+++ The input +++

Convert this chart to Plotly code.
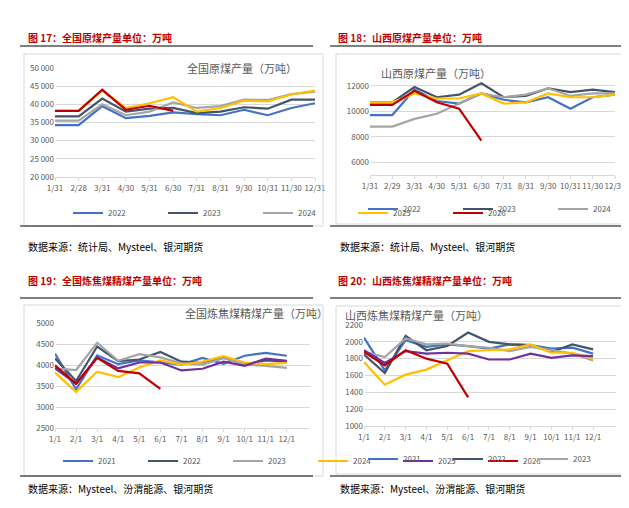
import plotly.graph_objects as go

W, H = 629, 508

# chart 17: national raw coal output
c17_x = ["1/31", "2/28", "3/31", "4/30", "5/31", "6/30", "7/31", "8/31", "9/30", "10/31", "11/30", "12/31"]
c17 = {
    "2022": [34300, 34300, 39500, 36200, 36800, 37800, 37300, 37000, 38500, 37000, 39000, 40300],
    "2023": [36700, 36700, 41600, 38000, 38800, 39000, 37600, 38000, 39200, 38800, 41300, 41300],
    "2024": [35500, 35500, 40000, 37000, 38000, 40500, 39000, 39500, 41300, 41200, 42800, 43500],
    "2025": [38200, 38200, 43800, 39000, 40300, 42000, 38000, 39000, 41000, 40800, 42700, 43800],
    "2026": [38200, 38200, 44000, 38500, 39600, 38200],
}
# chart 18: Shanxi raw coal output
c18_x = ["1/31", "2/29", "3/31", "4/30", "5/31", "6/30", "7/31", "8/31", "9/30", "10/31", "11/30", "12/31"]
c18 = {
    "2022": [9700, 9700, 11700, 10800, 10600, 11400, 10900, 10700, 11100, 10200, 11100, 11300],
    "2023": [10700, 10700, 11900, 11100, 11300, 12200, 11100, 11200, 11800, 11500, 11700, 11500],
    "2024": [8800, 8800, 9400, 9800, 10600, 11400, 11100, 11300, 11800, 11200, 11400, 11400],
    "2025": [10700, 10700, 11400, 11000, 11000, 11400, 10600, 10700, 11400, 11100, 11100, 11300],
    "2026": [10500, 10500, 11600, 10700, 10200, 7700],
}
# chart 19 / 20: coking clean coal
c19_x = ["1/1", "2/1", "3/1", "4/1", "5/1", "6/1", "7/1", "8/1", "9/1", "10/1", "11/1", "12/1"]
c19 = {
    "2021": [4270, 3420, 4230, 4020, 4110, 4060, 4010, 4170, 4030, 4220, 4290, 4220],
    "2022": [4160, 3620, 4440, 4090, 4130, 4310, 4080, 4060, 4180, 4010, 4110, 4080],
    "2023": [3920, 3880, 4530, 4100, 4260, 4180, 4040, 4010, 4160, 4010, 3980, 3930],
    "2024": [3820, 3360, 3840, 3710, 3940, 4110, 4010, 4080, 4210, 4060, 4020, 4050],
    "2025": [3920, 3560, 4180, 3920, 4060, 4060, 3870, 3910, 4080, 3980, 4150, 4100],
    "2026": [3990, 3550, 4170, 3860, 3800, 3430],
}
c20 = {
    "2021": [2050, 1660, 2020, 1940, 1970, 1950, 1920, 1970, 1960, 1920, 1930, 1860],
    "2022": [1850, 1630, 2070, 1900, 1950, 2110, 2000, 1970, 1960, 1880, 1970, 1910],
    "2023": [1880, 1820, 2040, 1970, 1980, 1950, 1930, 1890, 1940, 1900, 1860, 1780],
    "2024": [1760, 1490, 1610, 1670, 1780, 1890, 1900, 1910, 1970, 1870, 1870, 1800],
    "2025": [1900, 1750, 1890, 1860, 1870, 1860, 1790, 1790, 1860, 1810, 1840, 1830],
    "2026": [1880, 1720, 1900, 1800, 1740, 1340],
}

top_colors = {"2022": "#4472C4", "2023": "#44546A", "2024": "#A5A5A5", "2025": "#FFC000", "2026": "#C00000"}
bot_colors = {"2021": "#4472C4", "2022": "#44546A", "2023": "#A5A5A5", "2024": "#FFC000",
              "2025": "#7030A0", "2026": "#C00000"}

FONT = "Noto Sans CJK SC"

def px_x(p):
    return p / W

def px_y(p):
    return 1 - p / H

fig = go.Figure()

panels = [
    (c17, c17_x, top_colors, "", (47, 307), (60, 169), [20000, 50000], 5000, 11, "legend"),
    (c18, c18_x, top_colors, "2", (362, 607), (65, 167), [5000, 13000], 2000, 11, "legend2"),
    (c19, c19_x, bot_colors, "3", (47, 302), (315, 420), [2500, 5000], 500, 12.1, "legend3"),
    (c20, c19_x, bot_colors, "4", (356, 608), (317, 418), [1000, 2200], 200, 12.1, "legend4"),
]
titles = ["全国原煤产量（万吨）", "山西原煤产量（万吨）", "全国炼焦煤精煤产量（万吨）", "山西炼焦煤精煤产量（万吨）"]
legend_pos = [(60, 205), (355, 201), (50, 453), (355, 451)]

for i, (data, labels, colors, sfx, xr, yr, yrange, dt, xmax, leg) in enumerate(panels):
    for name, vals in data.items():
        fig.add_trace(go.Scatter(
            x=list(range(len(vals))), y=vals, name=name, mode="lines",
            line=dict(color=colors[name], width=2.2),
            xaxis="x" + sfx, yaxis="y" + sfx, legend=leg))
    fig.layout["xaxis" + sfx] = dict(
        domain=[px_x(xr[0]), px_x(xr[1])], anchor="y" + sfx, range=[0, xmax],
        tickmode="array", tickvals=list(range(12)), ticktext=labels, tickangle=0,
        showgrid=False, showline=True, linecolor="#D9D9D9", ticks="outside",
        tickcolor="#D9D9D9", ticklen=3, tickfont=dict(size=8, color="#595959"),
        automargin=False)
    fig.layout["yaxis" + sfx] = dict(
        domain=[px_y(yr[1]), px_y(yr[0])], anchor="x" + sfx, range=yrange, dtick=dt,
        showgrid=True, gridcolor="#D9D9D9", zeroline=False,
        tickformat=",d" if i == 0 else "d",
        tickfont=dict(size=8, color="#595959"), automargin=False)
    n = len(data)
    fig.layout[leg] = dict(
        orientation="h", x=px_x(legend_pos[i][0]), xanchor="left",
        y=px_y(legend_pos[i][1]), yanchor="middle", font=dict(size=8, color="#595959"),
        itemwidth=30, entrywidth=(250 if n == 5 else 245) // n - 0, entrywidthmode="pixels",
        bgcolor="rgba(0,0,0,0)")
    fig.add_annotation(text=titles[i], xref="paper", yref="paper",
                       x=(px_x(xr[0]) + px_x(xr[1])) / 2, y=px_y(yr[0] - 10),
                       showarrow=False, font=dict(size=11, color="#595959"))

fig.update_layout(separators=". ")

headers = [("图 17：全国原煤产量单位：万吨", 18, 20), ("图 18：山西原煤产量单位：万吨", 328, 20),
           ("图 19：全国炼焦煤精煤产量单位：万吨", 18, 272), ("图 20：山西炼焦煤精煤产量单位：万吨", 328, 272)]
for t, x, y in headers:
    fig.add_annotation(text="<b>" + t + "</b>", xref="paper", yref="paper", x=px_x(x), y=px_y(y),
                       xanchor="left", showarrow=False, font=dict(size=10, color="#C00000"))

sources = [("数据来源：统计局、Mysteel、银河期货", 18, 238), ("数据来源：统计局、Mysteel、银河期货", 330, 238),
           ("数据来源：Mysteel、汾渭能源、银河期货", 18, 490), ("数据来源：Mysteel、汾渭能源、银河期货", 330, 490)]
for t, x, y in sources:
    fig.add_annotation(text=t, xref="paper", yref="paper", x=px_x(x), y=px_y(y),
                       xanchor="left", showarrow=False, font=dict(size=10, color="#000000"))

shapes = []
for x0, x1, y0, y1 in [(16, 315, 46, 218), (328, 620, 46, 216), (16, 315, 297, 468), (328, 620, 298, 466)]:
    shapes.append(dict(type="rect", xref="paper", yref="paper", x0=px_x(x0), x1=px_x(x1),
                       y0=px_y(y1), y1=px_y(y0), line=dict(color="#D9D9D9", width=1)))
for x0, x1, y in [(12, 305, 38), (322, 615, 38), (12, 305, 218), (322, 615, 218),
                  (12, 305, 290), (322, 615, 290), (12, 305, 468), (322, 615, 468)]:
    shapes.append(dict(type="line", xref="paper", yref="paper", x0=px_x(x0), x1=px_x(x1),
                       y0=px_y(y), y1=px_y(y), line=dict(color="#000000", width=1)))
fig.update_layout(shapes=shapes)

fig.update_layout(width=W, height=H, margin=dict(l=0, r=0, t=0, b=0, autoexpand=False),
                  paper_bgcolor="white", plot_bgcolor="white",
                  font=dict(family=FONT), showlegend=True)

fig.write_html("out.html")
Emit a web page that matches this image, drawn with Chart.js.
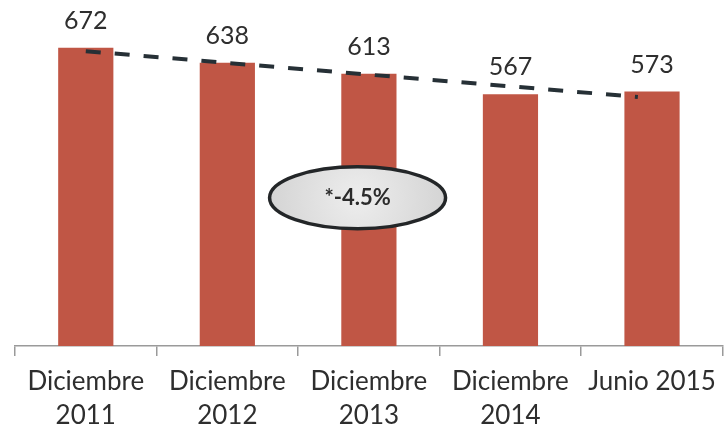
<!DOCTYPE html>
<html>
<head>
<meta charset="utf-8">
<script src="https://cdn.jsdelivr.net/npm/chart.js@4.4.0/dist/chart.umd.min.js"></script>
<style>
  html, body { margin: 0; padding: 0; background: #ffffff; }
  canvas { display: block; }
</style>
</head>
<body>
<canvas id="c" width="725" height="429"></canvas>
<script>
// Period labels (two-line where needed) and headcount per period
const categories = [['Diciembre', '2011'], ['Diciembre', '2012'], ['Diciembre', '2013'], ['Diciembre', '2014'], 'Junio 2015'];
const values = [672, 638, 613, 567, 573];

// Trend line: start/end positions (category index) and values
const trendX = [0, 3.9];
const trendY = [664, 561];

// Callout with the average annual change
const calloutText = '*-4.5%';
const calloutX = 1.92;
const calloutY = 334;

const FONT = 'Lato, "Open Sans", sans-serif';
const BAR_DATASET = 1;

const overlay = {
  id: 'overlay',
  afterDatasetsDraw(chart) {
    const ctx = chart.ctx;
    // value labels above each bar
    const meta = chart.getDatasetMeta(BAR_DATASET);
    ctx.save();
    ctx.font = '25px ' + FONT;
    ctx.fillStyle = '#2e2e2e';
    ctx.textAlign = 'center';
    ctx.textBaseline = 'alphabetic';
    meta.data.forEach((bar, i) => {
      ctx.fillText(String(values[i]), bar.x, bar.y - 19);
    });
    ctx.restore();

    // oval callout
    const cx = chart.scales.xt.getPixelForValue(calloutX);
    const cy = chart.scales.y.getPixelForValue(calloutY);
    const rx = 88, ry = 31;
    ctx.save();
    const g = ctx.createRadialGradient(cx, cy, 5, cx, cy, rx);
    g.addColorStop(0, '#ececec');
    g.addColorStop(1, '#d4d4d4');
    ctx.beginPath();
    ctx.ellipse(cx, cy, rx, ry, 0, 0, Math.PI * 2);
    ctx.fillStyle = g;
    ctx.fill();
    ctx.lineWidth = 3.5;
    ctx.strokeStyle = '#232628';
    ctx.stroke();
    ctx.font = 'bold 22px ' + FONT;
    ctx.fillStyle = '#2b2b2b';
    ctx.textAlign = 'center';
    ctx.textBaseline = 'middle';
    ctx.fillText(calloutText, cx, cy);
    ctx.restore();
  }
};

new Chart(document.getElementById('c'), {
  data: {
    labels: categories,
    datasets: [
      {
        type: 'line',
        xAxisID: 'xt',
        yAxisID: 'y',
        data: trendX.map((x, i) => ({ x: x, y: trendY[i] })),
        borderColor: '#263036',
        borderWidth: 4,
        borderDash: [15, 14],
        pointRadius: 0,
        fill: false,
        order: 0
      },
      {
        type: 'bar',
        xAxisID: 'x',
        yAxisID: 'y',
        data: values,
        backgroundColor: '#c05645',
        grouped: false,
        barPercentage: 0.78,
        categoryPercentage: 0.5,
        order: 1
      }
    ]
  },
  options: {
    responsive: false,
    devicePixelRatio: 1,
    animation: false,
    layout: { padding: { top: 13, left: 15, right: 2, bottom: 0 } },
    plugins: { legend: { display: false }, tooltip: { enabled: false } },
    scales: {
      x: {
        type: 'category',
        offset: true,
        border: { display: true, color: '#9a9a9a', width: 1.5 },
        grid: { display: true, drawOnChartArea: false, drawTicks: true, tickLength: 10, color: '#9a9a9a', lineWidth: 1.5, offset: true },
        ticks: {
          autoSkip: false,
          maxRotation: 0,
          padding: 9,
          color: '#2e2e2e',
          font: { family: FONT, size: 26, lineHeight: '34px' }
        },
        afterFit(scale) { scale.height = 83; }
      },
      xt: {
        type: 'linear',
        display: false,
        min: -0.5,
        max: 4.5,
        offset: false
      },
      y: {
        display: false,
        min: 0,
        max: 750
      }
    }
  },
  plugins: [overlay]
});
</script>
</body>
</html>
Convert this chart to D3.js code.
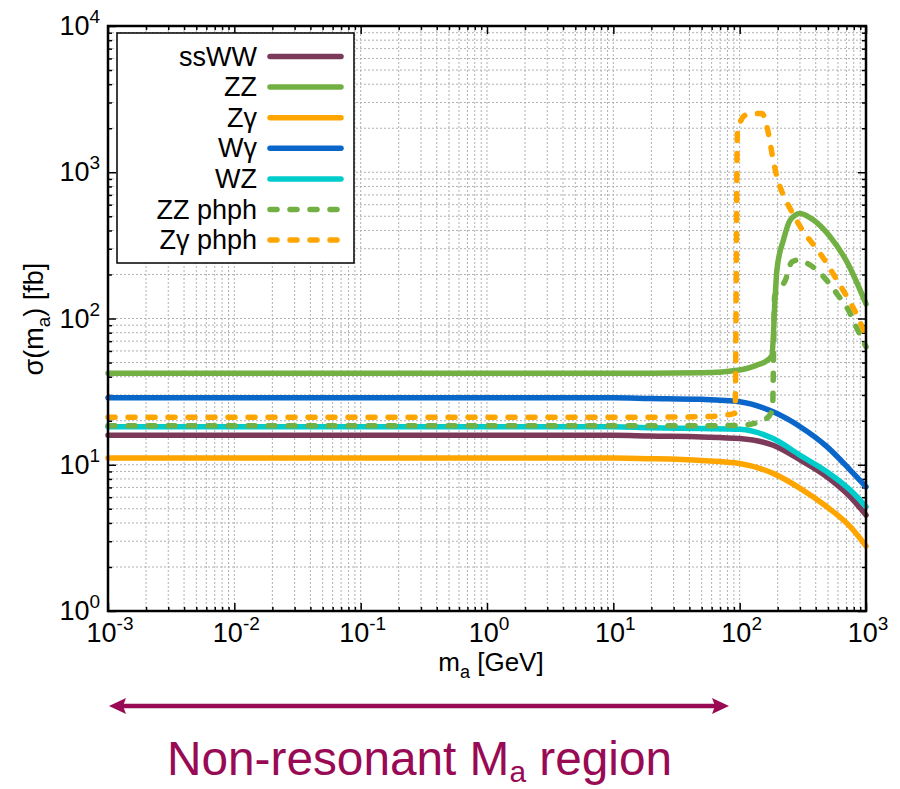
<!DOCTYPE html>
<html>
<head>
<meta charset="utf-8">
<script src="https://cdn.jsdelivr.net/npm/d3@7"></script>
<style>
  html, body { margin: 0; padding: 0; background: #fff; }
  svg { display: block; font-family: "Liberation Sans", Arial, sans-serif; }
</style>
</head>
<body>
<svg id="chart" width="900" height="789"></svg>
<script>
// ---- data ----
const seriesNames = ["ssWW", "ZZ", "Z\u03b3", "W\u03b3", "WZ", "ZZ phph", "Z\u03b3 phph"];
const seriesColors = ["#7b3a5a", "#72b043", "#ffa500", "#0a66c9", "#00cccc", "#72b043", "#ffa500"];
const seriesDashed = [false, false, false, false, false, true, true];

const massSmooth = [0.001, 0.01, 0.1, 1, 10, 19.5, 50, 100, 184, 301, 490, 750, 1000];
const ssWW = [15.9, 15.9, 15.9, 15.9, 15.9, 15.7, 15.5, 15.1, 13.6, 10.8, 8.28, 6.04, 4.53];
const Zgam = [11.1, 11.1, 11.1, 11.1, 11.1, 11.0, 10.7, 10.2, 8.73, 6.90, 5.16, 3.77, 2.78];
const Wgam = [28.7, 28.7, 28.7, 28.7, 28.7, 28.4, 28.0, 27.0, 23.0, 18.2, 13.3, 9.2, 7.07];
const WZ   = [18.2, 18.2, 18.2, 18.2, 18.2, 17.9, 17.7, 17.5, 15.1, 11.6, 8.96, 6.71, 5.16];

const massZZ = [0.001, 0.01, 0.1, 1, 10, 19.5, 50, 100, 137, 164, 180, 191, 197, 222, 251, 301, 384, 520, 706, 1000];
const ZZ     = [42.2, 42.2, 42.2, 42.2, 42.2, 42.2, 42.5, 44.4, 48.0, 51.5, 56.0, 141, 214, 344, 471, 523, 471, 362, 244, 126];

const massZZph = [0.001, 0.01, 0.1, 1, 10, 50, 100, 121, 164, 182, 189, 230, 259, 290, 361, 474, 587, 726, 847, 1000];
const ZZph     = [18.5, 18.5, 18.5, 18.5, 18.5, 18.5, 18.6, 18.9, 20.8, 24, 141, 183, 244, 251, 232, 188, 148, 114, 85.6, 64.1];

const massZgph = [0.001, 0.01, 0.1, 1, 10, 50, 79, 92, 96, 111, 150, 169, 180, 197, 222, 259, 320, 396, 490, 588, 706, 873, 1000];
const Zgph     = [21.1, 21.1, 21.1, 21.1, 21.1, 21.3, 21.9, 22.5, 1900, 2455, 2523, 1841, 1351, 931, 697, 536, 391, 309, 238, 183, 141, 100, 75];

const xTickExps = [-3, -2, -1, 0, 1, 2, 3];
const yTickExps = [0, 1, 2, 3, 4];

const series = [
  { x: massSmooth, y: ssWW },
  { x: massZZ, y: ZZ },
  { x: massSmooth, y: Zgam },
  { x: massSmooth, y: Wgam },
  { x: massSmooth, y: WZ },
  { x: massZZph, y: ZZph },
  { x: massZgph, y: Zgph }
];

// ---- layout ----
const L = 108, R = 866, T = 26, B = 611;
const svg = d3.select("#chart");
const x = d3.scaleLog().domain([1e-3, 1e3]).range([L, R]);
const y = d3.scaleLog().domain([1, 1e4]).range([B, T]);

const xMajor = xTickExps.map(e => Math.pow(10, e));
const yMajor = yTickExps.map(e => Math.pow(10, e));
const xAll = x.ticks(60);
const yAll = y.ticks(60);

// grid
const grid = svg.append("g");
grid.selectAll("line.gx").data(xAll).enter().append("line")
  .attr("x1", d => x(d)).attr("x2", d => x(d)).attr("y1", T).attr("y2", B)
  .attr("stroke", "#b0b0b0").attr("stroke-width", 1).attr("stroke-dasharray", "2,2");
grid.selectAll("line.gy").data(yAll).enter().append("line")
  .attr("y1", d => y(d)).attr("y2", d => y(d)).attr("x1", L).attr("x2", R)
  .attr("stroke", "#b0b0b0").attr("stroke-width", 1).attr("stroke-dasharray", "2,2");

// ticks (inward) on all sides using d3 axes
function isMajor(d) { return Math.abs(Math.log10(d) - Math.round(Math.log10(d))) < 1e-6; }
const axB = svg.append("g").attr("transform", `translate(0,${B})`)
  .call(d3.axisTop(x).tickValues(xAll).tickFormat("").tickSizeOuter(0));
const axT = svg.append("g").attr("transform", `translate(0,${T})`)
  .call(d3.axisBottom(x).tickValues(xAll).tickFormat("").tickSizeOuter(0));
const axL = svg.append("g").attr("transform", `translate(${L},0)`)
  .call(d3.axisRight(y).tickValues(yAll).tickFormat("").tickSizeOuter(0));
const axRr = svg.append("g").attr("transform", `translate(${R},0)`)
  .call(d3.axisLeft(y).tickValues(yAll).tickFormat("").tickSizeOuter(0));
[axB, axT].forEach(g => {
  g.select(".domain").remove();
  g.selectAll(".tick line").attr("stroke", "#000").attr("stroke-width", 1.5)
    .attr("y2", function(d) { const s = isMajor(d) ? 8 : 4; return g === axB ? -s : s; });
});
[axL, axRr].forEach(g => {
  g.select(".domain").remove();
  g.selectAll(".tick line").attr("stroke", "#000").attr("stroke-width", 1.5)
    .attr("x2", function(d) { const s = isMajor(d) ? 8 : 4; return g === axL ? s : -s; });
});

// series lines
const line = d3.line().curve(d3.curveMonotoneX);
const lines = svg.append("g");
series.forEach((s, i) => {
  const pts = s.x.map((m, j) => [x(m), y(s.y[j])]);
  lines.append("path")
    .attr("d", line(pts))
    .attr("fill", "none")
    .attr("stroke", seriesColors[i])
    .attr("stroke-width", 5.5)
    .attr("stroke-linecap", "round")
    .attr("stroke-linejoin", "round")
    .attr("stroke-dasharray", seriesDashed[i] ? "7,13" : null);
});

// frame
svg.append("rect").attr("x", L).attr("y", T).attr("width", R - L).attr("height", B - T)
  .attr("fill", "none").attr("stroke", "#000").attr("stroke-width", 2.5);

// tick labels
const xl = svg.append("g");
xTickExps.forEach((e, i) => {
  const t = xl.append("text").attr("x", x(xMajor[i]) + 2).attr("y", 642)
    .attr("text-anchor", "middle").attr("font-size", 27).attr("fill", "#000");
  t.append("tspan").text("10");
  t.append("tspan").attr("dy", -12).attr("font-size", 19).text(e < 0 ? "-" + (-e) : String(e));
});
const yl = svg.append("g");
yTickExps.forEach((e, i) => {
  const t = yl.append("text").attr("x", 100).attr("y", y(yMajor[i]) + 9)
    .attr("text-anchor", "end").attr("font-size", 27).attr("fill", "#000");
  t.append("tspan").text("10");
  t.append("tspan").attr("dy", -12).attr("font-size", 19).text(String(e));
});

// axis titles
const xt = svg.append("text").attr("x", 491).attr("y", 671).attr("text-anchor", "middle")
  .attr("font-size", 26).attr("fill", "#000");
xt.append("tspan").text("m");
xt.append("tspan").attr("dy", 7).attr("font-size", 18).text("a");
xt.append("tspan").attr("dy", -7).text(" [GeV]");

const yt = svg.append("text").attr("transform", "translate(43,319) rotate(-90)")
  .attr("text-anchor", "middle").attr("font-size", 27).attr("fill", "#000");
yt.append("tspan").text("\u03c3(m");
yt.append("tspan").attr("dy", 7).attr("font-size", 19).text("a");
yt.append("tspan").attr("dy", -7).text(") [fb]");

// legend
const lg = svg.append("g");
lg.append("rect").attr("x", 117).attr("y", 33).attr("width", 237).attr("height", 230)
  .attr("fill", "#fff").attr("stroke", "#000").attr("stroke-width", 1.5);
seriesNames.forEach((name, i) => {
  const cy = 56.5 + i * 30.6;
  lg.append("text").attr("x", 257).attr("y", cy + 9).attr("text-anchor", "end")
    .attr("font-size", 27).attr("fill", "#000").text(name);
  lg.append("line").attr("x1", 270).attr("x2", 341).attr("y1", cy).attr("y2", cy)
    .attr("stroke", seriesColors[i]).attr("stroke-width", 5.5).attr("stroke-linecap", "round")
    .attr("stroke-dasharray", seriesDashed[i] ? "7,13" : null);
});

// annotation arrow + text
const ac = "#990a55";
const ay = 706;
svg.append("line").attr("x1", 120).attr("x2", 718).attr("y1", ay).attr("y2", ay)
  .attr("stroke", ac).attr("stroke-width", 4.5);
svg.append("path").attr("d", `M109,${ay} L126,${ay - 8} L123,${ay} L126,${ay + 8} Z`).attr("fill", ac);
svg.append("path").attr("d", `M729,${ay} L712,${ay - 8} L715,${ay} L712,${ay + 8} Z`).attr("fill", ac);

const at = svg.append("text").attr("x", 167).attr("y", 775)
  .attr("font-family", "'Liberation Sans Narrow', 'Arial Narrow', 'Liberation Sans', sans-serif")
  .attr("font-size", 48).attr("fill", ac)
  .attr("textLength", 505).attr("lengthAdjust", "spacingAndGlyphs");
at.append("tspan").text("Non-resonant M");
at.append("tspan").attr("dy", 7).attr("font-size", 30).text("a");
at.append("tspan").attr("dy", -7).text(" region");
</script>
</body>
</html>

+++

Written instruction ->
Working from the listing above, pick out every line that has "with" and copy it.

Output ->
Emit a web page that matches this image, drawn with Chart.js.
// Callout with the average annual change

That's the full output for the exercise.